╭─ DATA SHOWN
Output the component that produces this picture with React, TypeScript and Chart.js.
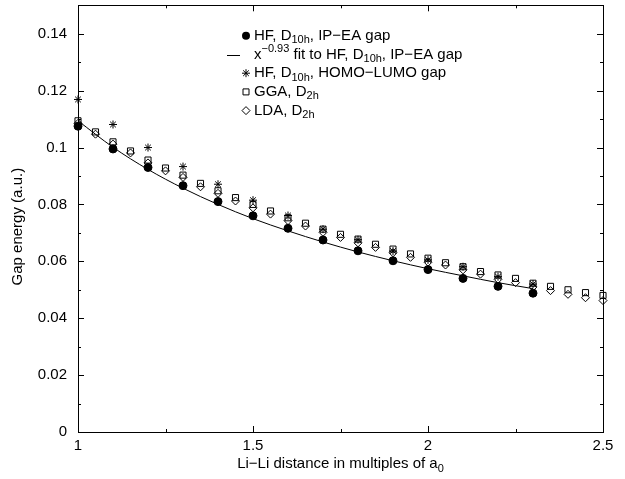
import React, { useEffect, useRef } from 'react';
import { Chart, registerables } from 'chart.js';

Chart.register(...registerables);

// ---- data ----
const hfX = [1.0, 1.1, 1.2, 1.3, 1.4, 1.5, 1.6, 1.7, 1.8, 1.9, 2.0, 2.1, 2.2, 2.3];
const hfIpEaGap = [0.1075, 0.0995, 0.093, 0.0866, 0.081, 0.076, 0.0716, 0.0675, 0.0637, 0.0602, 0.0571, 0.054, 0.0512, 0.0488];
const fitGap = [0.1094, 0.1001, 0.0923, 0.0857, 0.08, 0.075, 0.0707, 0.0668, 0.0633, 0.0602, 0.0574, 0.0549, 0.0525, 0.0504];
const homoLumoGap = [0.1169, 0.1081, 0.1, 0.0933, 0.0871, 0.0815, 0.0761, 0.0713, 0.0676, 0.0636, 0.0605, 0.0581, 0.0546, 0.052];
const dftX = [1.0, 1.05, 1.1, 1.15, 1.2, 1.25, 1.3, 1.35, 1.4, 1.45, 1.5, 1.55, 1.6, 1.65, 1.7, 1.75, 1.8, 1.85, 1.9, 1.95, 2.0, 2.05, 2.1, 2.15, 2.2, 2.25, 2.3, 2.35, 2.4, 2.45, 2.5];
const ggaGap = [0.1094, 0.1055, 0.102, 0.0988, 0.0956, 0.0928, 0.0903, 0.0874, 0.0848, 0.0824, 0.08, 0.0777, 0.0753, 0.0734, 0.0713, 0.0695, 0.0678, 0.066, 0.0643, 0.0626, 0.0611, 0.0595, 0.0581, 0.0564, 0.0552, 0.054, 0.0523, 0.0512, 0.05, 0.049, 0.048];
const ldaGap = [0.1085, 0.1047, 0.1012, 0.0981, 0.0946, 0.0918, 0.0895, 0.0862, 0.0839, 0.0812, 0.0788, 0.0766, 0.0743, 0.0724, 0.0702, 0.0684, 0.0665, 0.0649, 0.063, 0.0614, 0.0597, 0.0587, 0.057, 0.0555, 0.0537, 0.0525, 0.051, 0.0497, 0.0484, 0.0472, 0.0462];

const xTicks = [1, 1.5, 2, 2.5];
const xTickLabels = ['1', '1.5', '2', '2.5'];
const xMinorTicks = [1.25, 1.75, 2.25];
const yTicks = [0, 0.02, 0.04, 0.06, 0.08, 0.1, 0.12, 0.14];
const yTickLabels = ['0', '0.02', '0.04', '0.06', '0.08', '0.1', '0.12', '0.14'];
const yMinorTicks = [0.01, 0.03, 0.05, 0.07, 0.09, 0.11, 0.13];

const FONT = '"Liberation Sans", Arial, Helvetica, sans-serif';
const FS = 15;

type Seg = { t: string; sub?: boolean; sup?: boolean };

const legendEntries: { kind: string; segs: Seg[] }[] = [
  { kind: 'circle', segs: [{ t: 'HF, D' }, { t: '10h', sub: true }, { t: ', IP\u2212EA gap' }] },
  { kind: 'line', segs: [{ t: 'x' }, { t: '\u22120.93', sup: true }, { t: ' fit to HF, D' }, { t: '10h', sub: true }, { t: ', IP\u2212EA gap' }] },
  { kind: 'star', segs: [{ t: 'HF, D' }, { t: '10h', sub: true }, { t: ', HOMO\u2212LUMO gap' }] },
  { kind: 'square', segs: [{ t: 'GGA, D' }, { t: '2h', sub: true }] },
  { kind: 'diamond', segs: [{ t: 'LDA, D' }, { t: '2h', sub: true }] },
];

const xTitle: Seg[] = [{ t: 'Li\u2212Li distance in multiples of a' }, { t: '0', sub: true }];
const yTitle = 'Gap energy (a.u.)';

function segWidth(ctx: CanvasRenderingContext2D, segs: Seg[], size: number) {
  let w = 0;
  for (const s of segs) {
    const fs = s.sub || s.sup ? Math.round(size * 0.7) : size;
    ctx.font = `${fs}px ${FONT}`;
    w += ctx.measureText(s.t).width;
  }
  return w;
}

function drawRich(ctx: CanvasRenderingContext2D, x: number, y: number, segs: Seg[], size: number) {
  let cx = x;
  ctx.textAlign = 'left';
  ctx.textBaseline = 'middle';
  for (const s of segs) {
    const fs = s.sub || s.sup ? Math.round(size * 0.7) : size;
    ctx.font = `${fs}px ${FONT}`;
    const dy = s.sub ? 4.5 : s.sup ? -5.5 : 0;
    ctx.fillText(s.t, cx, y + dy);
    cx += ctx.measureText(s.t).width;
  }
}

function drawMarker(ctx: CanvasRenderingContext2D, kind: string, x: number, y: number) {
  ctx.save();
  ctx.strokeStyle = '#000';
  ctx.fillStyle = '#000';
  ctx.lineWidth = 1;
  ctx.beginPath();
  if (kind === 'circle') {
    ctx.arc(x, y, 4, 0, Math.PI * 2);
    ctx.fill();
  } else if (kind === 'star') {
    const r = 4;
    ctx.moveTo(x - r, y); ctx.lineTo(x + r, y);
    ctx.moveTo(x, y - r); ctx.lineTo(x, y + r);
    const d = r * Math.SQRT1_2;
    ctx.moveTo(x - d, y - d); ctx.lineTo(x + d, y + d);
    ctx.moveTo(x - d, y + d); ctx.lineTo(x + d, y - d);
    ctx.stroke();
  } else if (kind === 'square') {
    ctx.rect(x - 3, y - 3, 6, 6);
    ctx.stroke();
  } else if (kind === 'diamond') {
    ctx.moveTo(x, y - 4); ctx.lineTo(x + 4, y); ctx.lineTo(x, y + 4); ctx.lineTo(x - 4, y); ctx.closePath();
    ctx.stroke();
  }
  ctx.restore();
}

const decorPlugin = {
  id: 'decor',
  afterDraw(chart: any) {
    const ctx: CanvasRenderingContext2D = chart.ctx;
    const { left, right, top, bottom } = chart.chartArea;
    const xs = chart.scales.x;
    const ys = chart.scales.y;
    ctx.save();
    ctx.strokeStyle = '#000';
    ctx.lineWidth = 1;
    // frame
    ctx.strokeRect(Math.round(left) + 0.5, Math.round(top) + 0.5, Math.round(right - left), Math.round(bottom - top));
    // ticks (inward, mirrored)
    ctx.beginPath();
    const xt = (v: number, len: number) => {
      const p = Math.round(xs.getPixelForValue(v)) + 0.5;
      ctx.moveTo(p, bottom); ctx.lineTo(p, bottom - len);
      ctx.moveTo(p, top); ctx.lineTo(p, top + len);
    };
    const yt = (v: number, len: number) => {
      const p = Math.round(ys.getPixelForValue(v)) + 0.5;
      ctx.moveTo(left, p); ctx.lineTo(left + len, p);
      ctx.moveTo(right, p); ctx.lineTo(right - len, p);
    };
    xTicks.forEach((v) => xt(v, 6));
    xMinorTicks.forEach((v) => xt(v, 3));
    yTicks.forEach((v) => yt(v, 6));
    yMinorTicks.forEach((v) => yt(v, 3));
    ctx.stroke();

    // legend
    ctx.fillStyle = '#000';
    const rowY0 = top + 30.5;
    const rowH = 18.7;
    legendEntries.forEach((e, i) => {
      const y = rowY0 + i * rowH;
      if (e.kind === 'line') {
        ctx.beginPath();
        ctx.moveTo(left + 149, Math.round(y) + 0.5);
        ctx.lineTo(left + 162, Math.round(y) + 0.5);
        ctx.stroke();
      } else {
        drawMarker(ctx, e.kind, left + 168, y);
      }
      ctx.fillStyle = '#000';
      drawRich(ctx, left + 176, y, e.segs, FS);
    });

    // x title
    const w = segWidth(ctx, xTitle, FS);
    drawRich(ctx, (left + right) / 2 - w / 2, 464, xTitle, FS);

    // y title
    ctx.save();
    ctx.translate(18, (top + bottom) / 2 + 8);
    ctx.rotate(-Math.PI / 2);
    ctx.font = `${FS}px ${FONT}`;
    ctx.textAlign = 'center';
    ctx.textBaseline = 'middle';
    ctx.fillText(yTitle, 0, 0);
    ctx.restore();

    ctx.restore();
  },
};

export default function App() {
  const ref = useRef<HTMLCanvasElement | null>(null);
  useEffect(() => {
    if (!ref.current) return;
    Chart.defaults.font.family = FONT;
    Chart.defaults.color = '#000';
    const pts = (xs: number[], ys: number[]) => xs.map((x, i) => ({ x, y: ys[i] }));
    const chart = new Chart(ref.current, {
      type: 'scatter',
      data: {
        datasets: [
          {
            label: 'HF, D10h, IP-EA gap',
            data: pts(hfX, hfIpEaGap),
            pointStyle: 'circle',
            pointRadius: 4,
            pointBackgroundColor: '#000',
            pointBorderColor: '#000',
            pointBorderWidth: 1,
            clip: false,
            order: 5,
          },
          {
            label: 'fit',
            data: pts(hfX, fitGap),
            showLine: true,
            pointRadius: 0,
            borderColor: '#000',
            borderWidth: 1,
            cubicInterpolationMode: 'monotone',
            order: 4,
          },
          {
            label: 'HF, D10h, HOMO-LUMO gap',
            data: pts(hfX, homoLumoGap),
            pointStyle: 'star',
            pointRadius: 4,
            pointBorderColor: '#000',
            pointBorderWidth: 1,
            clip: false,
            order: 3,
          },
          {
            label: 'GGA, D2h',
            data: pts(dftX, ggaGap),
            pointStyle: 'rect',
            pointRadius: 4.3,
            pointBackgroundColor: 'rgba(0,0,0,0)',
            pointBorderColor: '#000',
            pointBorderWidth: 1,
            clip: false,
            order: 2,
          },
          {
            label: 'LDA, D2h',
            data: pts(dftX, ldaGap),
            pointStyle: 'rectRot',
            pointRadius: 4,
            pointBackgroundColor: 'rgba(0,0,0,0)',
            pointBorderColor: '#000',
            pointBorderWidth: 1,
            clip: false,
            order: 1,
          },
        ],
      },
      options: {
        animation: false,
        responsive: false,
        devicePixelRatio: 1,
        layout: { padding: { left: 0, right: 22, top: 4, bottom: 0 } },
        plugins: { legend: { display: false }, tooltip: { enabled: false } },
        scales: {
          x: {
            type: 'linear',
            min: 1,
            max: 2.5,
            grid: { display: false, drawTicks: false },
            border: { display: false },
            afterBuildTicks: (s: any) => { s.ticks = xTicks.map((v) => ({ value: v })); },
            afterFit: (s: any) => { s.height = 47; s.paddingLeft = 0; s.paddingRight = 0; s.paddingTop = 0; s.paddingBottom = 0; },
            ticks: {
              font: { size: FS, family: FONT },
              color: '#000',
              padding: 5,
              maxRotation: 0,
              autoSkip: false,
              callback: (v: any) => { const i = xTicks.indexOf(Number(v)); return i >= 0 ? xTickLabels[i] : ''; },
            },
          },
          y: {
            type: 'linear',
            min: 0,
            max: 0.15,
            grid: { display: false, drawTicks: false },
            border: { display: false },
            afterBuildTicks: (s: any) => { s.ticks = yTicks.map((v) => ({ value: v })); },
            afterFit: (s: any) => { s.width = 78; s.paddingLeft = 0; s.paddingRight = 0; s.paddingTop = 0; s.paddingBottom = 0; },
            ticks: {
              font: { size: FS, family: FONT },
              color: '#000',
              padding: 11,
              autoSkip: false,
              callback: (v: any) => { const i = yTicks.findIndex((t) => Math.abs(t - Number(v)) < 1e-9); return i >= 0 ? yTickLabels[i] : ''; },
            },
          },
        },
      },
      plugins: [decorPlugin],
    } as any);
    return () => chart.destroy();
  }, []);
  return (
    <div style={{ position: 'fixed', left: 0, top: 0, width: 625, height: 479, background: '#fff' }}>
      <canvas ref={ref} width={625} height={479} style={{ display: 'block', width: 625, height: 479 }} />
    </div>
  );
}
╰─
### GOAL
Say how many lines in the listing above include "picture". Give nothing but the number.

### EXERCISE SOLUTION
1